I was just talking about in general from the posts I see on the radeon subreddit. Your gpu temps are very cold even with the big Hotspot swing so I wouldn't expect the memory to be very warm either. Most 9070xts aren't running at 40 ish degrees
punktd0t@reddit
Nvidia doesn't show the hotspot temp at all.
amazingspiderlesbian@reddit
Yeah i was talking about the memory temp
nullusx@reddit
The radeon chip is more dense, it has more transistors per mm2. Some Radeon chips are more concave than normal in my experience, might be a production issue.
NGGKroze@reddit
For the chip itself, sure, a possible explanation, but Memory modules getting this high? Some say there is contact problem between the cooler and the modules, which is reasonable explanation, as some say they have perfectly fine temps (80-85C Memory)
nullusx@reddit
The article provided doesnt talk about memory temperatures. Am I missing something?
NGGKroze@reddit
We stirred a bit away started talking about Memory temps as well :D but you are right.
szczszqweqwe@reddit
Nvidia remove hot spot sensors in 50X0.
plantsandramen@reddit
My GPU temp max is 46c, hot spot is 82c. This is during Steel Nomad benchmark. Huge variance.

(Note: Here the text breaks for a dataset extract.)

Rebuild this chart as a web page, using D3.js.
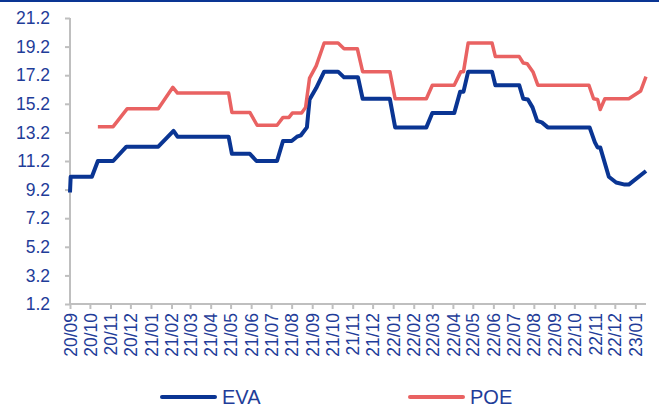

amazingspiderlesbian@reddit
That's almost a 40c difference to the Hotspot. That's insane
plantsandramen@reddit
With a higher power level I can get 47c GPU vs 89 hotspot. It's definitely pretty large
cadaada@reddit
That was a problem in the last gen, right? The faulty vapor chambers too
__Rosso__@reddit
Average AMD moment I guess.
My 6750XTs hot spot, no matter what I do, is 80-90, always 20-30c over the rest of the die.
HavocInferno@reddit
That's a pretty normal delta though, even for many Nvidia cards. Thinking as far back as Pascal at least, full load delta on my air cooled cards has been 20+.
But Nvidia was smart this gen and just removed the hotspot sensor from its API. So you wouldn't even know the delta on Blackwell anymore.
bondybus@reddit
My old 4070ti and 4080 had a difference of 10C between hotspot and core, not as much as the 6800 that I tested before(15-20C)
ParthProLegend@reddit
Keeping the temps under 80% while losing 5-7% performance should be the norm.
Nobuga@reddit
My hotspot is always +35 degress of gpu temp, and mem temp teach up to 92 degrees, I find it uncomfortable.
Framed-Photo@reddit
Hopefully an outlier case, because I really want at least one line of GPU's that isn't at risk of cooking itself alive out of the box...
AK-Brian@reddit
This is a genuinely good examination and writeup; I'm really curious to know if other cards are similarly affected at the surface level, whether from PowerColor or otherwise.